New Trend: Fake Gastric Banding Surgery
Clinics use hypnosis to "fake" gastric banding surgery.
April 13, 2010— -- Kay Lindley spent days preparing for her fake surgery.
Lindley, 59, weighed 315 pounds and wanted to lose weight before retiring from her position in a school in Keighley, England. So in July 2009, she traveled to a clinic in Spain. She spent days in "pre-surgery" counseling talking about her food choices and how gastric banding surgery would leave her stomach no bigger than a golf ball and make it uncomfortable for her to eat more than she needed.
In her final session, Lindley went into the "operating room" where she smelled antiseptics and heard sounds of the doctors and nurses talking. But rather than go under anesthesia, Lindley had actually already been put under, using hypnosis.

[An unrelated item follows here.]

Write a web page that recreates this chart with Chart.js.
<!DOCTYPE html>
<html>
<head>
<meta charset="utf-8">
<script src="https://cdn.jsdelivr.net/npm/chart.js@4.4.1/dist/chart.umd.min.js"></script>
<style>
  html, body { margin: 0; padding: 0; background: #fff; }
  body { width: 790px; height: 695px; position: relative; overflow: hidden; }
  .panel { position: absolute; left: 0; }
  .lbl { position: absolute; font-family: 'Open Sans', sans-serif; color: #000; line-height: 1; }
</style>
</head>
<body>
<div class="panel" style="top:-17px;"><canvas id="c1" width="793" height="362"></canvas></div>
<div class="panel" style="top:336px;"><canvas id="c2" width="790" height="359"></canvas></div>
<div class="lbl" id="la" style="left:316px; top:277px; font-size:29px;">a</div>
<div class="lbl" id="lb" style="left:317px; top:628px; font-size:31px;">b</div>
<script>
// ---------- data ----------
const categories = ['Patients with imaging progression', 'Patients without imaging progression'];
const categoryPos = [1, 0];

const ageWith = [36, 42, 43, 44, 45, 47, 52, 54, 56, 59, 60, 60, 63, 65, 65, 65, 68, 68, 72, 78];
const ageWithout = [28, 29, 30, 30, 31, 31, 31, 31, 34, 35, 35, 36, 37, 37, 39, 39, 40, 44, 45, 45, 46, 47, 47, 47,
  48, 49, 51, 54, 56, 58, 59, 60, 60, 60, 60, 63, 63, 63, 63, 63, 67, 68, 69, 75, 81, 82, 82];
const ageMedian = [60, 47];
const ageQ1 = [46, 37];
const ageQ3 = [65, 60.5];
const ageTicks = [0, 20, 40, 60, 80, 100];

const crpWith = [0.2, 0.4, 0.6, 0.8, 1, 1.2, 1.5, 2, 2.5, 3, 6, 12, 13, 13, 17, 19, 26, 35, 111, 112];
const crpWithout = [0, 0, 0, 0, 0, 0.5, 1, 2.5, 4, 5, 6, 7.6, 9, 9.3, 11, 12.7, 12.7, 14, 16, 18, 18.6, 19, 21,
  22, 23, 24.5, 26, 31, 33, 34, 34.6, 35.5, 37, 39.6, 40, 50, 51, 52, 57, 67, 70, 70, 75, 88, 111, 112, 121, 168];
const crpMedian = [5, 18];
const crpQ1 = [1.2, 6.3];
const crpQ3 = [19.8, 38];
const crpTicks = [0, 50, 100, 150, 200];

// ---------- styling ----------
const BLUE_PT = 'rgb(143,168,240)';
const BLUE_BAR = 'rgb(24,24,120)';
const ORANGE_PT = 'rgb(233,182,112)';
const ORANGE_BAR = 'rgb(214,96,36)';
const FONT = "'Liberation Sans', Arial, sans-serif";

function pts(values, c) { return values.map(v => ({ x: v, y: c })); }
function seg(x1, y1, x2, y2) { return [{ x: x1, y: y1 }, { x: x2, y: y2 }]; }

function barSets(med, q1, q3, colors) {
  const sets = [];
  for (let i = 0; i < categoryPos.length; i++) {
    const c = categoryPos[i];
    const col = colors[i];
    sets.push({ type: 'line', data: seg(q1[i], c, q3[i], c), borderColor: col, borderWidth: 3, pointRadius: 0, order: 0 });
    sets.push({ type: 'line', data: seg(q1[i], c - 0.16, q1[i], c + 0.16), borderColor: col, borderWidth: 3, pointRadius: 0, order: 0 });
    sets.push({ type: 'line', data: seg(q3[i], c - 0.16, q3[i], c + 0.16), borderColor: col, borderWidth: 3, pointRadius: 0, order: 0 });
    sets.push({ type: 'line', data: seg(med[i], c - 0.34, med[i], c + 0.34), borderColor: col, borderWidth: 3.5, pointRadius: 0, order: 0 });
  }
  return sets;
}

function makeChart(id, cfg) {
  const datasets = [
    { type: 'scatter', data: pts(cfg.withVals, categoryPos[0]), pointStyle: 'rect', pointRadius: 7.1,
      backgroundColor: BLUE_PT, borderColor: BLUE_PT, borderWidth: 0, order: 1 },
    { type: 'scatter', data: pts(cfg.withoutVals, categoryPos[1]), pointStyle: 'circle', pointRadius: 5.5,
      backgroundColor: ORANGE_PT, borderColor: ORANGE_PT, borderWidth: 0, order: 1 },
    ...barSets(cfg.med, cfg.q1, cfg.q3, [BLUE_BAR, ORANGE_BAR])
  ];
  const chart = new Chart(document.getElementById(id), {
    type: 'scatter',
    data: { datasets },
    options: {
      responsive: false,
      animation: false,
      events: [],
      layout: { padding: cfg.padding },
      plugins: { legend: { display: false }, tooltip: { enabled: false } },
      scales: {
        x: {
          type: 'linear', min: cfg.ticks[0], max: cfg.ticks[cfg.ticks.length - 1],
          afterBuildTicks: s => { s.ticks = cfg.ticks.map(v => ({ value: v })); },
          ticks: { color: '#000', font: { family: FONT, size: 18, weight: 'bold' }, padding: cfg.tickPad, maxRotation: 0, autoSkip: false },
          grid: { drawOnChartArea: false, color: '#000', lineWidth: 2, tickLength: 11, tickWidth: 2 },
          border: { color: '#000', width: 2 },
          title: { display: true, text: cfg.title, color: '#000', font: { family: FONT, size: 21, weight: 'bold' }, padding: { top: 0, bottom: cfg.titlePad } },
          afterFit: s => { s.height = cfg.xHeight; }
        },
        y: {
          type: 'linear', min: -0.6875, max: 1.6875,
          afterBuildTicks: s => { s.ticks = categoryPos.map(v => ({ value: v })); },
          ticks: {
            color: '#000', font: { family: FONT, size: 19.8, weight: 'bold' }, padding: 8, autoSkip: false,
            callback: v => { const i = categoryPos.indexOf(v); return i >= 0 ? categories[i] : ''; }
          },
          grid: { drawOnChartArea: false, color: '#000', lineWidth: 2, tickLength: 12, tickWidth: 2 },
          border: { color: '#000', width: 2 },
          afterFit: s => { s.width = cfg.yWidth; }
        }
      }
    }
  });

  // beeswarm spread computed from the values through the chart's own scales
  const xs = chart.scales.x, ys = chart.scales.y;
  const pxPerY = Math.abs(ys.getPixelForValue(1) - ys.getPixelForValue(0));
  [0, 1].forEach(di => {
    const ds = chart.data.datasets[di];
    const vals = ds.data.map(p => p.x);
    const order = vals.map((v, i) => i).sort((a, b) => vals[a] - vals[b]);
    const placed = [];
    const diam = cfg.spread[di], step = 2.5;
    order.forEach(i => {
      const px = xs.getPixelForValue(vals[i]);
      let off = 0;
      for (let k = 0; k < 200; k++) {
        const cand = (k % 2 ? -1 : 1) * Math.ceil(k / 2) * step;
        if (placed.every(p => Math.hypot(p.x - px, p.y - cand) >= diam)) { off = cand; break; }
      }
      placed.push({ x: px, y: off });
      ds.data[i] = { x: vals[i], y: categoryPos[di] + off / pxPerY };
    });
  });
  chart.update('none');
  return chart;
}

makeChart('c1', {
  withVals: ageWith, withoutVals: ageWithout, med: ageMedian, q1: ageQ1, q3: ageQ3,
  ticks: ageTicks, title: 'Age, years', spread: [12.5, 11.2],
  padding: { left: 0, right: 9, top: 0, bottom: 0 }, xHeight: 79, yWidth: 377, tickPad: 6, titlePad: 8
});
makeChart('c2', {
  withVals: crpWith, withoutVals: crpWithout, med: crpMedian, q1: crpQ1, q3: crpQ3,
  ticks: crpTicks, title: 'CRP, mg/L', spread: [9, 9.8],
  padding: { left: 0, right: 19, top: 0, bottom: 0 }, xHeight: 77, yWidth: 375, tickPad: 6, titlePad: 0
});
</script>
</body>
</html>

Hours later she walked out of the "hospital" without a single incision having been made. Lindley didn't actually have -- or want -- gastric bypass surgery, she had hoped the hypnotists at the Elite Clinic in Marbella, Spain could just convince her she had one so her body would not let her eat as much. "I was finding it increasingly painful walking in general, the added weight was causing some difficulties. As I was coming up to my last year of working, I knew I wanted to travel and I knew I wouldn't be fit enough to benefit from the places I would visit, so I knew I needed to do something fairly drastic," Lindley said. "I was a little bit skeptical. I thought if it works it could be brilliant, and I hoped it would work because I wanted to do something." Lindley said she lost 70 pounds in the first five months after her $1,077 mock surgery and hypnosis sessions, and is pleased with the results -- at the very least she gained confidence that she could lose weight. According to a representative from the Elite Clinic about 470 mock gastric banding procedures have been done to date with 70 percent of the clients achieving some weight loss. Hypnotists Martin and Marion Shirran started what's called gastric mind band hypnosis process in Spain three years ago, but hypnotists on this side of the Atlantic were keen to start on the project too. But many obesity experts are far from convinced that a successful round of hypnosis will give long-lasting solutions to weight loss. "This kind of hypnosis probably has an expiration date," said Keith Ayoob, a dietician and professor at Albert Einstein School of Medicine in New York City. "I'd be more convinced if these people lost the weight and kept it off for a year ... [or] a year and a half."